[Start Stored data]
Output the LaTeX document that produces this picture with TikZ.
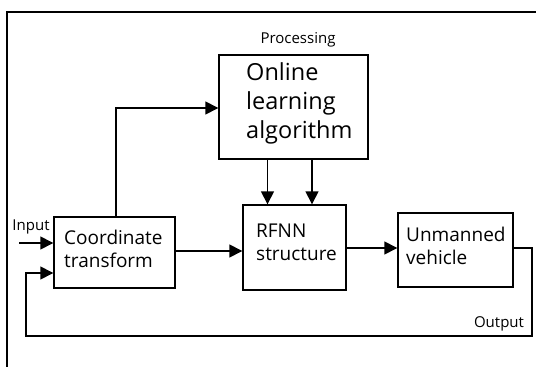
\documentclass[tikz,border=0pt]{standalone}
\usepackage{fontspec}
\setmainfont{Open Sans}
\usetikzlibrary{arrows.meta}
\begin{document}
\begin{tikzpicture}[x=1pt,y=-1pt,
  box/.style={draw, line width=1.4pt, inner sep=0pt},
  big/.style={font=\fontsize{23.5}{29}\selectfont, align=left, inner sep=0pt, anchor=west},
  mid/.style={font=\fontsize{19}{23}\selectfont, align=left, inner sep=0pt, anchor=west},
  small/.style={font=\fontsize{15}{18}\selectfont, inner sep=0pt},
  arr/.style={line width=1.5pt, -{Triangle[length=13pt,width=13pt]}},
  ln/.style={line width=1.4pt}]
\useasboundingbox (0,0) rectangle (536,367);
% frame
\coordinate (f1) at (536,12);
\coordinate (f2) at (7,12);
\coordinate (f3) at (7,367);
\draw[ln] (f1) -- (f2) -- (f3);
% boxes
\node[box, minimum width=149pt, minimum height=104pt] (ol) at (293.5,107) {};
\node[box, minimum width=121pt, minimum height=71pt] (ct) at (114.5,252.5) {};
\node[box, minimum width=103pt, minimum height=85pt] (rf) at (294.5,247.5) {};
\node[box, minimum width=115pt, minimum height=74pt] (uv) at (455.5,250) {};
% texts
\node[big] (olt) at (246,103.5) {Online\\learning\\algorithm};
\node[mid] (ctt) at (64,248.5) {Coordinate\\transform};
\node[mid] (rft) at (256,242) {RFNN\\structure};
\node[mid] (uvt) at (406,246) {Unmanned\\vehicle};
\node[small] (proc) at (298,40) {Processing};
\node[small] (inl) at (31,227) {Input};
\node[small] (outl) at (499,324) {Output};
% connectors
\coordinate (inS) at (19,243);
\draw[arr] (inS) -- (inS -| ct.west);
\coordinate (fb1) at (532,336);
\coordinate (fb2) at (26,273);
\draw[arr] ([yshift=2pt]uv.east) -| (fb1) -| (fb2) -- (fb2 -| ct.west);
\draw[arr] ([xshift=1.5pt]ct.north) |- ([yshift=-1pt]ol.west);
\draw[arr] ([xshift=-26pt]ol.south) -- ([xshift=-26pt]ol.south |- rf.north);
\draw[arr] ([xshift=18.5pt]ol.south) -- ([xshift=18.5pt]ol.south |- rf.north);
\draw[arr] ([yshift=1.5pt]ct.east) -- ([yshift=1.5pt]ct.east -| rf.west);
\draw[arr] ([yshift=-0.5pt]rf.east) -- ([yshift=-0.5pt]rf.east -| uv.west);
\end{tikzpicture}
\end{document}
[End Stored data]
- _Given problem_:
Exclude the pictures, and transcribe all of the material exactly.

- _In response_:
Output the LaTeX document that produces this picture with TikZ.
\documentclass[tikz,border=0pt]{standalone}
\usepackage{fontspec}
\setmainfont{Open Sans}
\usetikzlibrary{arrows.meta}
\begin{document}
\begin{tikzpicture}[x=1pt,y=-1pt,
  box/.style={draw, line width=1.4pt, inner sep=0pt},
  big/.style={font=\fontsize{23.5}{29}\selectfont, align=left, inner sep=0pt, anchor=west},
  mid/.style={font=\fontsize{19}{23}\selectfont, align=left, inner sep=0pt, anchor=west},
  small/.style={font=\fontsize{15}{18}\selectfont, inner sep=0pt},
  arr/.style={line width=1.5pt, -{Triangle[length=13pt,width=13pt]}},
  ln/.style={line width=1.4pt}]
\useasboundingbox (0,0) rectangle (536,367);
% frame
\coordinate (f1) at (536,12);
\coordinate (f2) at (7,12);
\coordinate (f3) at (7,367);
\draw[ln] (f1) -- (f2) -- (f3);
% boxes
\node[box, minimum width=149pt, minimum height=104pt] (ol) at (293.5,107) {};
\node[box, minimum width=121pt, minimum height=71pt] (ct) at (114.5,252.5) {};
\node[box, minimum width=103pt, minimum height=85pt] (rf) at (294.5,247.5) {};
\node[box, minimum width=115pt, minimum height=74pt] (uv) at (455.5,250) {};
% texts
\node[big] (olt) at (246,103.5) {Online\\learning\\algorithm};
\node[mid] (ctt) at (64,248.5) {Coordinate\\transform};
\node[mid] (rft) at (256,242) {RFNN\\structure};
\node[mid] (uvt) at (406,246) {Unmanned\\vehicle};
\node[small] (proc) at (298,40) {Processing};
\node[small] (inl) at (31,227) {Input};
\node[small] (outl) at (499,324) {Output};
% connectors
\coordinate (inS) at (19,243);
\draw[arr] (inS) -- (inS -| ct.west);
\coordinate (fb1) at (532,336);
\coordinate (fb2) at (26,273);
\draw[arr] ([yshift=2pt]uv.east) -| (fb1) -| (fb2) -- (fb2 -| ct.west);
\draw[arr] ([xshift=1.5pt]ct.north) |- ([yshift=-1pt]ol.west);
\draw[arr] ([xshift=-26pt]ol.south) -- ([xshift=-26pt]ol.south |- rf.north);
\draw[arr] ([xshift=18.5pt]ol.south) -- ([xshift=18.5pt]ol.south |- rf.north);
\draw[arr] ([yshift=1.5pt]ct.east) -- ([yshift=1.5pt]ct.east -| rf.west);
\draw[arr] ([yshift=-0.5pt]rf.east) -- ([yshift=-0.5pt]rf.east -| uv.west);
\end{tikzpicture}
\end{document}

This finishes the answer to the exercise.